Is the End of Amazon's Fast Growth Story Near?

Shares of e-commerce giant Amazon.com (NASDAQ: AMZN  ) are down more than 10% after the company presented its financial results for the fourth quarter of 2013 on Jan. 30. Although sales volume increased 20% to almost $25.6 billion, up from $21.3 billion last year, the company warned of a possible loss in the current quarter, causing a sell-off. With far less revenue, competitor eBay (NASDAQ: EBAY  ) is much more profitable, enjoying a 69% gross margin in the past twelve months.

That being said, investors are accustomed to Amazon's weak profitability because the company is well-known on the Street for reinvesting most of its revenue on data centers, technology, advertising, and low pricing strategies. In exchange, Amazon provides amazing sales growth, usually beating the street consensus by a wide margin. However, this time the company forecasted sales for the first quarter in the range of $18.2 billion-$19.9 billion, while analysts were expecting $19.67 billion on average. Can Amazon still be considered a great growth play?

Sales of Amazon.com | Source: Amazon.com Investor Relations

Explaining the earnings call
For the first quarter of 2014, Amazon is expecting revenue of $18.2 billion-$19.9 billion. This is equivalent to a growth rate of 13%-24% from the year before, which is well below the growth rate experienced by Amazon in the third quarter of 2013, when the company saw its top line increase by 25%, which helped raise the market's expectations.  

It's important to consider that Amazon is traditionally conservative when it comes to guidance. For example, the company forecasted fourth-quarter revenue in the range of $23.5 billion-$26.5 billion, while real revenue came in at $25.6 billion.

The slowdown is real
However, even after considering the fact that Amazon's management is soft when it comes to guidance, we can observe a strong decline in revenue growth rates in Amazon's top line. For example, the company experienced amazing growth rates of roughly 40% in 2010 and 2011. But, in 2012, it only saw its top line increase by 27%.

A growth rate in the mid-20s is quite healthy. However, this may not be enough for a company like Amazon, which trades at nearly 580 times earnings. Amazon's valuation is only based on growth prospects, and any worries related to a possible revenue slowdown are bound to have a severe negative effect on share performance.

The key to the growth puzzle lies in International markets
Notice that Amazon's international revenue is quite related to the company's top line growth slow down. In the latest quarter, Amazon saw international revenue increase by only 13%, while its North American business saw a 26% rate. Notice U.S. revenue matters less to eBay, as last year more than half of eBay's $14 billion revenue came from non-U.S. countries.

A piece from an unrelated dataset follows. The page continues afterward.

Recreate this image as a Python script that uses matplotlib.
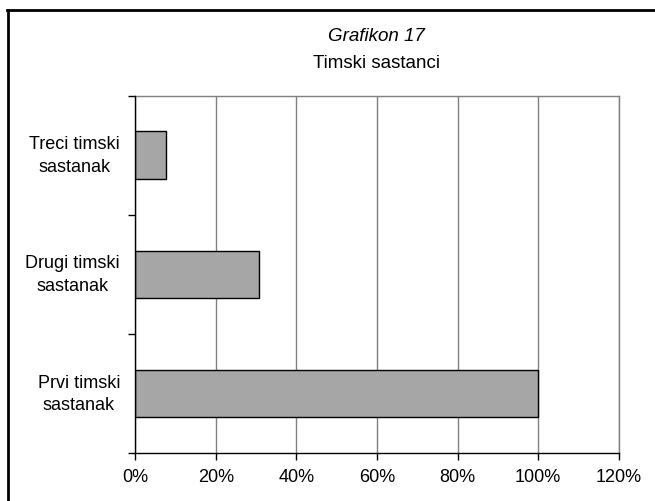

eBay's marketplace is ranked second in India and has meaningful market share in Kenya, Nigeria, and the Philippines. It seems that the auction site has more competitive advantages than Amazon in certain key emerging markets, as eBay's business model is based on providing an efficient, mobile platform for third-party sellers, rather than directly fulfilling orders. This allows eBay to quickly set up online stores in new markets, as it does not require investments in warehouses or inventory.

A shift to earnings is needed
To continue delivering high value to its shareholders, Amazon has several choices. The online retailer can enter new markets in an attempt to increase revenue growth. The company has done this successfully in the past, as it created one of the most efficient cloud server farms, Amazon Web Services. According to Citigroup, it took Amazon Web Services eight years to hit $650 million in revenue. But just three years later, the business unit saw a massive improvement in top-line performance and could see more than $3.8 billion in 2013 revenue.

Amazon can also start giving more importance to earnings. So far, the company's main focus has been growth. To grow as fast as possible, the company captured market share from competitors using an aggressive pricing strategy. This has allowed Amazon to outperform most rivals in the e-commerce, cloud, and video streaming space. But, earnings remain too low for a company with almost $75 billion in annual revenue. 

Final Foolish takeaway
Amazon's share price plummeted after the company reported below-expectation results for the last quarter of 2013. Investors worry about a possible loss for the first quarter of 2014. However, the biggest concern here is that Amazon's amazing growth story may be over.

Luckily, Amazon still has plenty of ways to continue delivering high value to shareholders. Taking its revenue growth rate back to the mid-30s may be close to impossible, but the company can still grow at healthy rates for many more years by entering new markets. More importantly, the company can start improving profitability by introducing gradual changes in pricing.